------ Material supplied

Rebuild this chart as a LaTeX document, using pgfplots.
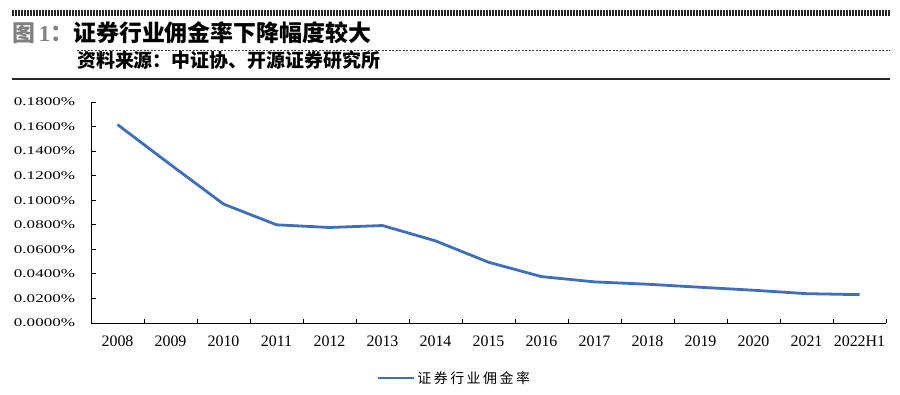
\documentclass[border=0pt]{standalone}
\usepackage{fontspec}
\setmainfont{Liberation Serif}
\newfontfamily\cjk{Noto Sans CJK SC}
\usepackage{pgfplots}
\pgfplotsset{compat=1.18}
\definecolor{lineblue}{RGB}{64,110,185}
\pgfplotstableread{
x y
0 0.1616
1 0.1290
2 0.0969
3 0.0800
4 0.0778
5 0.0794
6 0.0669
7 0.0495
8 0.0378
9 0.0335
10 0.0316
11 0.0291
12 0.0267
13 0.0239
14 0.0231
}\ratedata
\begin{document}
\begin{tikzpicture}[x=1bp,y=1bp]
\path[use as bounding box] (0,0) rectangle (900,-394);
\draw[line width=6bp, dash pattern=on 1.6bp off 1.4bp, black!85] (12,-13) -- (890,-13);
\node[anchor=west, inner sep=0] at (12,-33) {\fontsize{23}{25}\selectfont{\color{black!50}\cjk\bfseries 图\,{\rmfamily\bfseries 1}：}\cjk\bfseries 证券行业佣金率下降幅度较大};
\draw[line width=0.8bp, dash pattern=on 2bp off 1.5bp, black!75] (77,-50) -- (890,-50);
\node[anchor=west, inner sep=0] at (77,-60) {\fontsize{19}{21}\selectfont\cjk\bfseries 资料来源：中证协、开源证券研究所};
\draw[line width=2bp, black!85] (12,-79) -- (890,-79);
\begin{axis}[
  at={(91bp,-323bp)}, anchor=south west, scale only axis,
  width=795bp, height=221bp,
  xmin=-0.5, xmax=14.5, ymin=0, ymax=0.18,
  axis x line*=bottom, axis y line*=left,
  axis line style={black, line width=0.9bp, -},
  xtick={0,1,2,3,4,5,6,7,8,9,10,11,12,13,14},
  xticklabels={2008,2009,2010,2011,2012,2013,2014,2015,2016,2017,2018,2019,2020,2021,2022H1},
  minor xtick={-0.5,0.5,1.5,2.5,3.5,4.5,5.5,6.5,7.5,8.5,9.5,10.5,11.5,12.5,13.5,14.5},
  tick align=inside,
  tick style={black, line width=0.9bp},
  major x tick style={draw=none},
  major tick length=4.5bp, minor tick length=4.5bp,
  ytick={0,0.02,0.04,0.06,0.08,0.10,0.12,0.14,0.16,0.18},
  yticklabel={\pgfmathprintnumber[fixed,fixed zerofill,precision=4]{\tick}\%},
  /pgf/number format/assume math mode=true,
  y tick label style={font=\fontsize{11.8}{12}\selectfont, xscale=1.45, anchor=east, xshift=-7.5bp},
  x tick label style={font=\fontsize{16}{18}\selectfont, yshift=-9bp},
  legend style={draw=none, fill=none, at={(0.457,-0.249)}, anchor=center,
    font=\fontsize{14}{16}\selectfont},
  legend image code/.code={\draw[#1] (0bp,0bp) -- (36bp,0bp);},
]
\addplot[lineblue, line width=2.8bp, line join=round] table[x=x,y=y] {\ratedata};
\addlegendentry{\cjk\addfontfeature{LetterSpace=18}证券行业佣金率}
\end{axis}
\end{tikzpicture}
\end{document}
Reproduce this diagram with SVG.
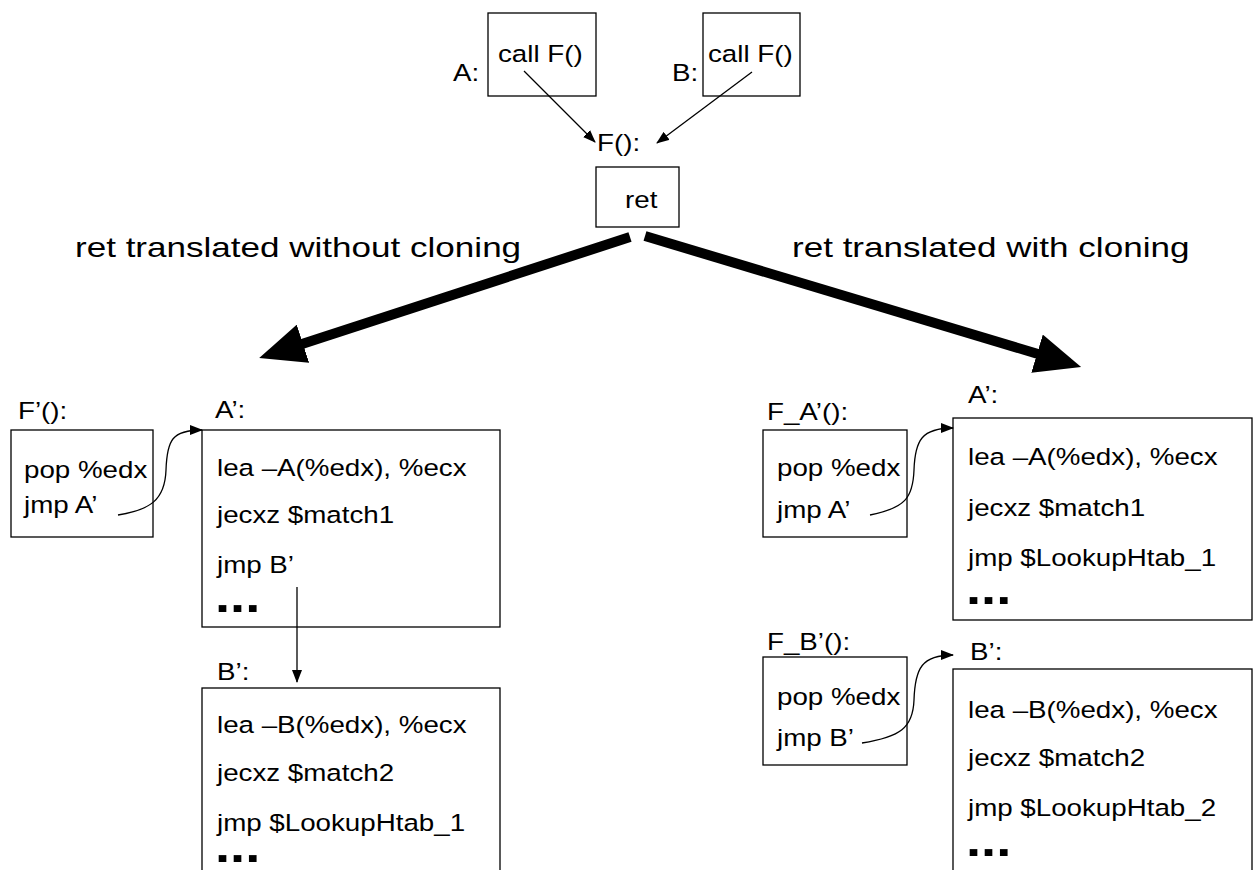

------------

• **Your objective**:
Copy all of the entries verbatim, leaving out any pictures they contain.

• **The answer**:
Rebuild this chart as a LaTeX document, using pgfplots.
\documentclass[border=0pt]{standalone}
\usepackage{fontspec}
\setmainfont{Liberation Serif}
\newfontfamily\cjk{Noto Sans CJK SC}
\usepackage{pgfplots}
\pgfplotsset{compat=1.18}
\definecolor{lineblue}{RGB}{64,110,185}
\pgfplotstableread{
x y
0 0.1616
1 0.1290
2 0.0969
3 0.0800
4 0.0778
5 0.0794
6 0.0669
7 0.0495
8 0.0378
9 0.0335
10 0.0316
11 0.0291
12 0.0267
13 0.0239
14 0.0231
}\ratedata
\begin{document}
\begin{tikzpicture}[x=1bp,y=1bp]
\path[use as bounding box] (0,0) rectangle (900,-394);
\draw[line width=6bp, dash pattern=on 1.6bp off 1.4bp, black!85] (12,-13) -- (890,-13);
\node[anchor=west, inner sep=0] at (12,-33) {\fontsize{23}{25}\selectfont{\color{black!50}\cjk\bfseries 图\,{\rmfamily\bfseries 1}：}\cjk\bfseries 证券行业佣金率下降幅度较大};
\draw[line width=0.8bp, dash pattern=on 2bp off 1.5bp, black!75] (77,-50) -- (890,-50);
\node[anchor=west, inner sep=0] at (77,-60) {\fontsize{19}{21}\selectfont\cjk\bfseries 资料来源：中证协、开源证券研究所};
\draw[line width=2bp, black!85] (12,-79) -- (890,-79);
\begin{axis}[
  at={(91bp,-323bp)}, anchor=south west, scale only axis,
  width=795bp, height=221bp,
  xmin=-0.5, xmax=14.5, ymin=0, ymax=0.18,
  axis x line*=bottom, axis y line*=left,
  axis line style={black, line width=0.9bp, -},
  xtick={0,1,2,3,4,5,6,7,8,9,10,11,12,13,14},
  xticklabels={2008,2009,2010,2011,2012,2013,2014,2015,2016,2017,2018,2019,2020,2021,2022H1},
  minor xtick={-0.5,0.5,1.5,2.5,3.5,4.5,5.5,6.5,7.5,8.5,9.5,10.5,11.5,12.5,13.5,14.5},
  tick align=inside,
  tick style={black, line width=0.9bp},
  major x tick style={draw=none},
  major tick length=4.5bp, minor tick length=4.5bp,
  ytick={0,0.02,0.04,0.06,0.08,0.10,0.12,0.14,0.16,0.18},
  yticklabel={\pgfmathprintnumber[fixed,fixed zerofill,precision=4]{\tick}\%},
  /pgf/number format/assume math mode=true,
  y tick label style={font=\fontsize{11.8}{12}\selectfont, xscale=1.45, anchor=east, xshift=-7.5bp},
  x tick label style={font=\fontsize{16}{18}\selectfont, yshift=-9bp},
  legend style={draw=none, fill=none, at={(0.457,-0.249)}, anchor=center,
    font=\fontsize{14}{16}\selectfont},
  legend image code/.code={\draw[#1] (0bp,0bp) -- (36bp,0bp);},
]
\addplot[lineblue, line width=2.8bp, line join=round] table[x=x,y=y] {\ratedata};
\addlegendentry{\cjk\addfontfeature{LetterSpace=18}证券行业佣金率}
\end{axis}
\end{tikzpicture}
\end{document}
Reproduce this diagram with SVG.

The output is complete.